A promise is actually a great way of implementing this because you can make sure there's only one active promise representing the DB connection, and then make all calls wait on it. i.e. you'd define a function for opening the DB, that only creates a new connection if dbPromise is not set:

let dbPromise = null

function openDB() {
  if (dbPromise !== null) {
    return dbPromise
  }

  dbPromise = new Promise((resolve, reject) => {
    let openReq = indexedDB.open(dbName)

    // do all the connection setup logic...

    openReq.onsuccess = (event) => {
      resolve(event.target.result)
    }
    openReq.onerror = (event) => {
      reject(event.target.error)
    }
  })

  return dbPromise
}

And then you can use this in openTransactionSafely() to make all calls open the DB if needed, do a transaction normally, then retry if the transaction fails:

function openTransactionSafely(stores, mode) {
  return openDB().then((db) => {
    try {
      return db.transaction(stores, mode)
    } catch (err) {
      dbPromise = null
      return openTransactionSafely(stores, mode)
    }
  })
}

This is a simplification and you'd need to use the "cached DBs" store instead of the single dbPromise variable, and you'd need to limit retries and so on, but this is the general idea. Does that make sense?

[paolosanchi]

It might be possible to change things so that the task queue can be put back in a "deferred" state if the adapter needs to reconnect, but I suspect there's a lot of code that assumes that once the task queue is ready, it never changes state again so this might be risky.
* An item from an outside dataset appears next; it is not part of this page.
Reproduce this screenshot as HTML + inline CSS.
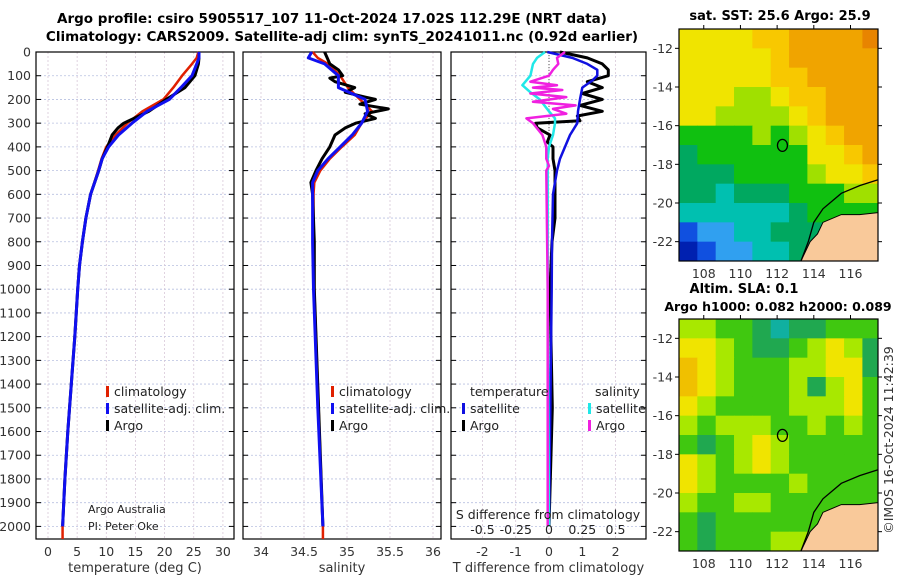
<!DOCTYPE html>
<html><head><meta charset="utf-8"><style>
html,body{margin:0;padding:0;background:#fff;}
svg{display:block;font-family:"DejaVu Sans","Liberation Sans",sans-serif;}
</style></head><body>
<svg id="c" width="900" height="580" viewBox="0 0 900 580" xmlns="http://www.w3.org/2000/svg">
<g font-weight="bold" font-size="13.5" text-anchor="middle" fill="#000">
<text x="332" y="23">Argo profile: csiro 5905517_107 11-Oct-2024 17.02S 112.29E (NRT data)</text>
<text x="342" y="41">Climatology: CARS2009. Satellite-adj clim: synTS_20241011.nc (0.92d earlier)</text>
<text x="780" y="20" font-size="13">sat. SST: 25.6 Argo: 25.9</text>
<text x="744" y="293" font-size="13">Altim. SLA: 0.1</text>
<text x="778" y="311" font-size="12.5">Argo h1000: 0.082 h2000: 0.089</text>
</g>
<text x="0" y="0" font-size="12.5" fill="#333" text-anchor="middle" transform="translate(893,440) rotate(-90)">©IMOS 16-Oct-2024 11:42:39</text>
</svg>
<script>
// ---------- data ----------
const depths = [0,25,50,100,150,200,250,300,350,400,450,500,600,700,800,900,1000,1200,1400,1600,1800,2000];
const tempClim = [25.8,25.5,24.7,23.0,21.5,19.8,16.2,13.6,11.6,10.0,9.2,8.6,7.3,6.5,5.9,5.4,5.1,4.6,4.0,3.4,2.9,2.5];
const tempSat  = [25.9,25.9,25.5,24.7,22.8,20.8,17.0,14.4,12.1,10.4,9.3,8.7,7.3,6.5,5.9,5.4,5.1,4.6,4.0,3.4,2.9,2.5];
const tempArgoDepth = [0,25,50,100,150,200,250,300,320,350,400,450,500,600,700,800,900,1000,1200,1400,1600,1800,2000];
const tempArgo = [25.9,25.9,25.8,25.2,23.5,20.3,17.3,13.0,12.0,11.0,10.2,9.3,8.7,7.3,6.5,5.9,5.4,5.1,4.6,4.0,3.4,2.9,2.5];

const salDepth = [0,25,50,100,150,200,250,300,350,400,450,500,550,600,800,1000,1500,2000];
const salClim = [34.60,34.66,34.78,34.92,35.01,35.15,35.29,35.17,35.09,34.94,34.80,34.69,34.62,34.61,34.61,34.62,34.67,34.72];
const salSat  = [34.59,34.55,34.74,34.90,34.90,35.21,35.24,35.17,35.06,34.92,34.78,34.66,34.60,34.60,34.60,34.61,34.66,34.72];
const salArgoDepth = [0,25,50,75,100,110,125,150,170,190,200,220,240,260,280,300,320,350,400,450,500,550,600,800,1000,1500,2000];
const salArgo = [34.74,34.77,34.80,34.90,34.95,34.80,34.86,35.09,34.98,35.21,35.33,35.15,35.48,35.21,35.33,35.10,34.98,34.86,34.80,34.71,34.64,34.58,34.60,34.62,34.62,34.67,34.72];

const dtSatDepth = [0,25,50,75,100,120,150,200,250,300,350,400,450,500,600,800,1000,1500,2000];
const dtSat = [-0.05,0.7,1.15,1.45,1.45,1.3,1.0,0.93,0.87,0.85,0.63,0.48,0.33,0.24,0.12,0.09,0.08,0.04,0.0];
const dtArgoDepth = [0,25,50,75,100,125,150,175,200,225,250,270,290,300,320,350,380,400,450,500,600,700,800,1000,1500,2000];
const dtArgo = [0.33,1.15,1.6,1.78,1.78,1.15,1.6,1.0,1.6,0.93,1.6,0.85,0.93,-0.4,-0.35,0.03,-0.05,0.12,0.12,0.18,0.18,0.18,0.09,0.03,0.1,0.0];
const dsSatDepth = [0,25,50,100,140,170,200,250,280,300,350,400,450,500,1000,2000];
const dsSat = [-0.03,-0.09,-0.12,-0.14,-0.2,-0.14,-0.07,0.0,0.045,0.045,0.03,0.0,-0.01,-0.01,-0.01,0.0];
const dsArgoDepth = [0,25,50,75,100,125,140,150,160,175,190,210,225,240,260,280,300,350,400,450,480,500,1000,2000];
const dsArgo = [0.12,0.06,0.07,0.03,0.0,-0.14,0.06,-0.12,0.1,-0.14,0.13,-0.12,0.2,0.03,0.13,-0.17,-0.12,-0.05,-0.02,-0.02,0.0,-0.02,-0.01,-0.01];

const depthTicks = [0,100,200,300,400,500,600,700,800,900,1000,1100,1200,1300,1400,1500,1600,1700,1800,1900,2000];
const tempTicks = [0,5,10,15,20,25,30];
const salTicks = [34,34.5,35,35.5,36];
const salTickLabels = ["34","34.5","35","35.5","36"];
const dtTicks = [-2,-1,0,1,2];
const dsTicks = [-0.5,-0.25,0,0.25,0.5];
const dsTickLabels = ["-0.5","-0.25","0","0.25","0.5"];

const lonTicks = [108,110,112,114,116];
const latTicks = [-12,-14,-16,-18,-20,-22];
const sstGrid = [
 [7,7,7,7,8,8,9,9,9,9,10],
 [7,7,7,7,7,8,9,9,9,9,9],
 [7,7,7,7,7,8,8,9,9,9,9],
 [7,7,7,6,6,7,8,8,9,9,9],
 [7,7,6,6,6,6,7,8,9,9,9],
 [5,5,5,5,6,5,6,7,8,9,9],
 [4,5,5,5,5,5,5,7,7,8,9],
 [4,4,4,5,5,5,5,6,7,7,8],
 [4,4,3,4,4,4,5,5,5,6,6],
 [3,3,3,3,3,3,4,5,5,5,5],
 [1,2,2,3,3,4,4,4,5,5,5],
 [0,1,2,2,3,3,4,4,5,5,5]];
const slaGrid = [
 [3,3,2,2,1,0,1,1,2,2,2],
 [4,4,3,2,1,1,2,3,4,3,1],
 [5,4,3,2,2,2,3,3,4,4,1],
 [5,4,3,2,2,2,3,1,3,4,2],
 [4,3,2,2,2,2,3,3,3,4,2],
 [3,2,3,3,3,2,2,3,2,3,2],
 [2,1,2,3,4,3,2,2,2,2,2],
 [4,3,2,3,4,3,2,2,2,2,2],
 [4,3,2,2,2,2,3,2,2,2,2],
 [3,2,2,3,3,2,2,2,2,2,2],
 [2,1,2,2,2,2,2,2,2,2,2],
 [2,1,2,2,2,3,3,2,2,2,2]];
const coastLon = [113.3,113.8,114.2,114.5,115.5,116.5,117.5];
const coastLat = [-23,-22,-21.6,-21,-20.6,-20.6,-20.5];
const contourLon = [113.3,113.7,114.0,114.5,115.5,116.5,117.5];
const contourLat = [-23,-22,-21,-20.3,-19.5,-19.1,-18.8];
const argoLon = 112.29, argoLat = -17.02;

// ---------- drawing ----------
const NS='http://www.w3.org/2000/svg';
const svg=document.getElementById('c');
function mk(tag,attrs,parent){const e=document.createElementNS(NS,tag);for(const k in attrs)e.setAttribute(k,attrs[k]);(parent||svg).appendChild(e);return e;}

const Y0=52, PXD=0.2372, YB=539;
const yD=d=>Y0+d*PXD;
const panels=[
 {x0:36,x1:234,f:v=>48+v*5.83,ticks:tempTicks,labels:tempTicks.map(String),title:'temperature (deg C)',name:'temperature-panel'},
 {x0:243,x1:441,f:v=>261+(v-34)*86,ticks:salTicks,labels:salTickLabels,title:'salinity',name:'salinity-panel'},
 {x0:451,x1:646,f:v=>549+v*33.3,ticks:dtTicks,labels:dtTicks.map(String),title:'T difference from climatology',name:'difference-panel'}
];
const fS=v=>549+v*133;

panels.forEach((p,pi)=>{
 const g=mk('g',{});
 
 
 depthTicks.forEach(d=>{
  const l=mk('line',{x1:p.x0,x2:p.x1,y1:yD(d),y2:yD(d),stroke:'#b8c0e0','stroke-width':0.8,'stroke-dasharray':'2,2'},g);
  
  
  mk('line',{x1:p.x0,x2:p.x0+5,y1:yD(d),y2:yD(d),stroke:'#000'},g);
  mk('line',{x1:p.x1-5,x2:p.x1,y1:yD(d),y2:yD(d),stroke:'#000'},g);
 });
 p.ticks.forEach((t,i)=>{
  const x=p.f(t);
  const l=mk('line',{x1:x,x2:x,y1:Y0,y2:YB,stroke:'#d8c8d8','stroke-width':0.8,'stroke-dasharray':'2,2'},g);
  
  
  const tx=mk('text',{x:x,y:556,'font-size':12.5,fill:'#333','text-anchor':'middle'},g);
  tx.textContent=p.labels[i];
  
  
 });
 const tt=mk('text',{x:(p.x0+p.x1)/2,y:572,'font-size':13,fill:'#333','text-anchor':'middle'},g);
 tt.textContent=p.title;
 
 
 const fr=mk('rect',{x:p.x0,y:Y0,width:p.x1-p.x0,height:YB-Y0,fill:'none',stroke:'#000','stroke-width':1.2},g);
 
 
});
depthTicks.forEach(d=>{
 const t=mk('text',{x:31,y:yD(d)+4.5,'font-size':12.5,fill:'#333','text-anchor':'end'});
 t.textContent=String(d);
 
 
});

function line(ds,vs,f,color,w,name){
 const pts=ds.map((d,i)=>f(vs[i]).toFixed(1)+','+yD(d).toFixed(1)).join(' ');
 const pl=mk('polyline',{points:pts,fill:'none',stroke:color,'stroke-width':w,'stroke-linejoin':'round'});
 
 
}
const P=panels;
function ext(f,v,name){const l=mk('line',{x1:f(v),x2:f(v),y1:yD(2000),y2:YB,stroke:'#e02000','stroke-width':2.5});}
line(depths,tempClim,P[0].f,'#e02000',2.5,'temperature-climatology-line');
line(tempArgoDepth,tempArgo,P[0].f,'#000',3,'temperature-argo-line');
line(depths,tempSat,P[0].f,'#1010f0',3,'temperature-satellite-line');
ext(P[0].f,tempClim[tempClim.length-1],'temperature-climatology-bottom');
line(salDepth,salClim,P[1].f,'#e02000',2.5,'salinity-climatology-line');
line(salArgoDepth,salArgo,P[1].f,'#000',3,'salinity-argo-line');
line(salDepth,salSat,P[1].f,'#1010f0',3,'salinity-satellite-line');
ext(P[1].f,salClim[salClim.length-1],'salinity-climatology-bottom');
(()=>{const l=mk('line',{x1:549,x2:549,y1:Y0,y2:yD(400),stroke:'#555','stroke-width':1,'stroke-dasharray':'1,2'});})();
line(dtArgoDepth,dtArgo,P[2].f,'#000',3,'t-diff-argo-line');
line(dtSatDepth,dtSat,P[2].f,'#1010e0',2.5,'t-diff-satellite-line');
line(dsSatDepth,dsSat,fS,'#20e8e8',2.5,'s-diff-satellite-line');
line(dsArgoDepth,dsArgo,fS,'#f020e0',2.5,'s-diff-argo-line');

(()=>{
 const t=mk('text',{x:548,y:519,'font-size':12.5,fill:'#222','text-anchor':'middle'});
 t.textContent='S difference from climatology';
 
 
 dsTicks.forEach((v,i)=>{
  const s=mk('text',{x:fS(v),y:534,'font-size':12.5,fill:'#222','text-anchor':'middle'});
  s.textContent=dsTickLabels[i];
  
  
 });
})();

function leg(x,y,color,label,name){
 const g=mk('g',{});
 
 
 mk('rect',{x:x,y:y-10,width:3,height:11,fill:color},g);
 const t=mk('text',{x:x+8,y:y,'font-size':12.5,fill:'#222'},g);
 t.textContent=label;
}
leg(106,396,'#e02000','climatology','legend-temp-climatology');
leg(106,413,'#1010f0','satellite-adj. clim.','legend-temp-satellite');
leg(106,430,'#000','Argo','legend-temp-argo');
leg(331,396,'#e02000','climatology','legend-sal-climatology');
leg(331,413,'#1010f0','satellite-adj. clim.','legend-sal-satellite');
leg(331,430,'#000','Argo','legend-sal-argo');
leg(462,413,'#1010e0','satellite','legend-tdiff-satellite');
leg(462,430,'#000','Argo','legend-tdiff-argo');
leg(588,413,'#20e8e8','satellite','legend-sdiff-satellite');
leg(588,430,'#f020e0','Argo','legend-sdiff-argo');
function txt(x,y,s,size,name){const t=mk('text',{x:x,y:y,'font-size':size,fill:'#222'});t.textContent=s;}
txt(470,396,'temperature',12.5,'legend-temperature-header');
txt(595,396,'salinity',12.5,'legend-salinity-header');
txt(88,513,'Argo Australia',11,'credit-argo-australia');
txt(88,530,'PI: Peter Oke',11,'credit-pi');

const MX0=679,MX1=878,LON0=106.65,LON1=117.5;
const mxf=lon=>MX0+(lon-LON0)*(MX1-MX0)/(LON1-LON0);
const sstColors=['#0020b0','#1050e0','#30a0f0','#00c0b0','#00a860','#10c010','#a0e000','#f0e400','#f8c800','#f0a400','#e88400'];
const slaColors=['#10b0a0','#20a850','#40c810','#a8e800','#f0e400','#f0c000'];
function map(grid,colors,top,bot,name){
 const g=mk('g',{});
 
 
 const myf=lat=>top+(-11-lat)*(bot-top)/12;
 grid.forEach((row,r)=>row.forEach((v,c)=>{
  const x=mxf(LON0+c), x2=Math.min(mxf(LON0+c+1),MX1);
  const cell=mk('rect',{x:x,y:myf(-11-r),width:x2-x+0.5,height:myf(-12-r)-myf(-11-r)+0.5,fill:colors[v]},g);
  
  
 }));
 let pts=coastLon.map((l,i)=>mxf(l)+','+myf(coastLat[i])).join(' ');
 const land=mk('polygon',{points:pts+' '+MX1+','+bot,fill:'#f9c99a'},g);
 
 
 mk('polyline',{points:pts,fill:'none',stroke:'#000','stroke-width':1},g);
 const cp=contourLon.map((l,i)=>mxf(l)+','+myf(contourLat[i])).join(' ');
 mk('polyline',{points:cp,fill:'none',stroke:'#000','stroke-width':1.3},g);
 const m=mk('ellipse',{cx:mxf(argoLon),cy:myf(argoLat),rx:5,ry:6,fill:'none',stroke:'#000','stroke-width':1.3},g);
 
 
 mk('rect',{x:MX0,y:top,width:MX1-MX0,height:bot-top,fill:'none',stroke:'#000','stroke-width':1.2},g);
 latTicks.forEach(l=>{
  const y=myf(l);
  mk('line',{x1:MX1,x2:MX1+4,y1:y,y2:y,stroke:'#000'},g);
  mk('line',{x1:MX0-4,x2:MX0,y1:y,y2:y,stroke:'#000'},g);
  const t=mk('text',{x:MX0-6,y:y+4.5,'font-size':12.5,fill:'#333','text-anchor':'end'},g);
  t.textContent=String(l);
  
  
 });
 lonTicks.forEach(l=>{
  const x=mxf(l);
  mk('line',{x1:x,x2:x,y1:top-4,y2:top,stroke:'#000'},g);
  const t=mk('text',{x:x,y:bot+17,'font-size':12.5,fill:'#333','text-anchor':'middle'},g);
  t.textContent=String(l);
  
  
 });
}
map(sstGrid,sstColors,29,261,'sst-map');
map(slaGrid,slaColors,319,551,'sla-map');
</script>
</body></html>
I also think that this would not always work, because the api public function can do multiple calls to the adapter api and every adapter function opens a transaction, so the connection can drop in between of adapter multiple calls, and putting the queue back to "deferred" state would not simply work, because the check is done at PouchDb level.

ensure here is that if a call triggers an exception, then all further calls get queued up while the DB is being re-openned

It's actually what I tried to explain, so we agree ;)

I'm going to implement a new solution with all of these new information in mind, It remains the fact that I totally don't know how to make the integrations tests for this case.